I got the answer $C_0e^{-x/2}$ by doing $$\sum_{n=1}^{\infty }\:\left(x^{n-1}\right) \left(2n\left(n+1\right)C_{n+1}\:\right)+\left(nC_n\right) = 0$$ thus giving $$C_{n+1}= -\dfrac{C_n}{2(n+1)}.$$ This leads me to the answer $y = C_0e^{-x/2}$.
However, the answer in my textbook is $C_1e^{-x/2} + C_0$. I've found this to be true, but still couldn't figure out a method of solving the equation so that there are two constants.

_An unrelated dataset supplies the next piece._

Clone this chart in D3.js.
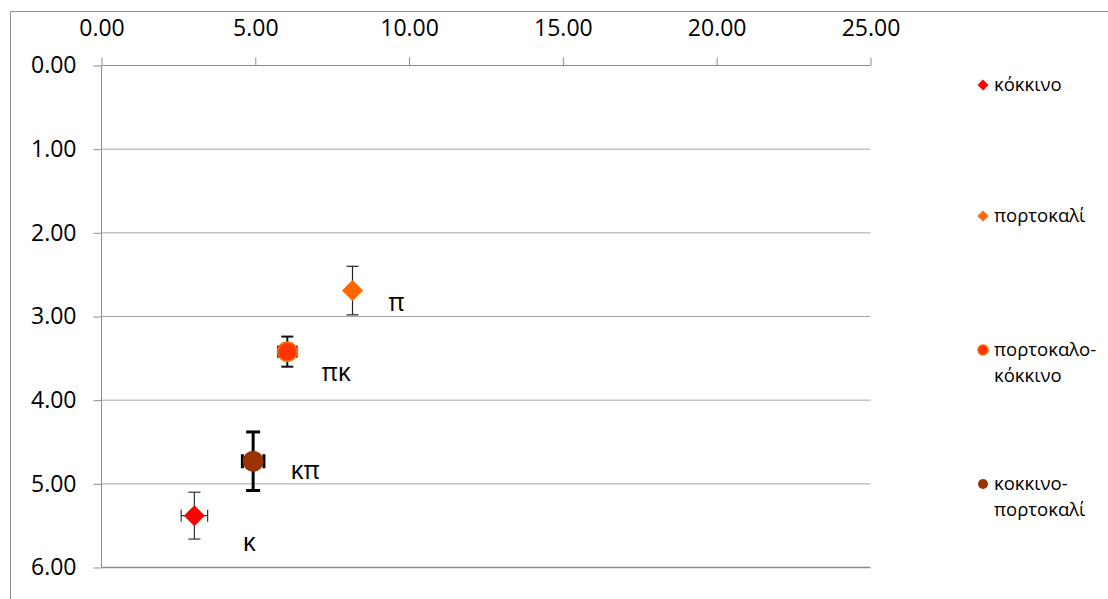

Edit: what my textbook did was $$c_{n+2}= -\dfrac{1}{2(n+2)}c_{n+1}.$$ , and then substitute $$c_{0}=C_0-2c_1$$ and $$c_1=\dfrac{-1}{2}C_1$$ into $y=c_0 +c_1 - \dfrac{1}{2*2!}c_{1} x^2. + \dfrac{1}{2^2*3!}c_{1} x^3........$
Where did the substitutions come from?
$$ \frac{\mathrm{d^2}y }{\mathrm{d} x^2}=-\frac{1}{2} \frac{\mathrm{d} y}{\mathrm{d} x} \\ \frac{\mathrm{d} }{\mathrm{d}x}\left ( \frac{\mathrm{d}y }{\mathrm{d} x} \right ) = -\frac{1}{2} \frac{\mathrm{d} y}{\mathrm{d} x} \\ \ln{\frac{\mathrm{d}y}{\mathrm{d}x}} = \frac{-x}{2}+c \\ \frac{\mathrm{d}y}{\mathrm{d}x} = c_{1}e^{-\frac{x}{2}} \\ y=c_{1}e^{-\frac{x}{2}}+c_{2} $$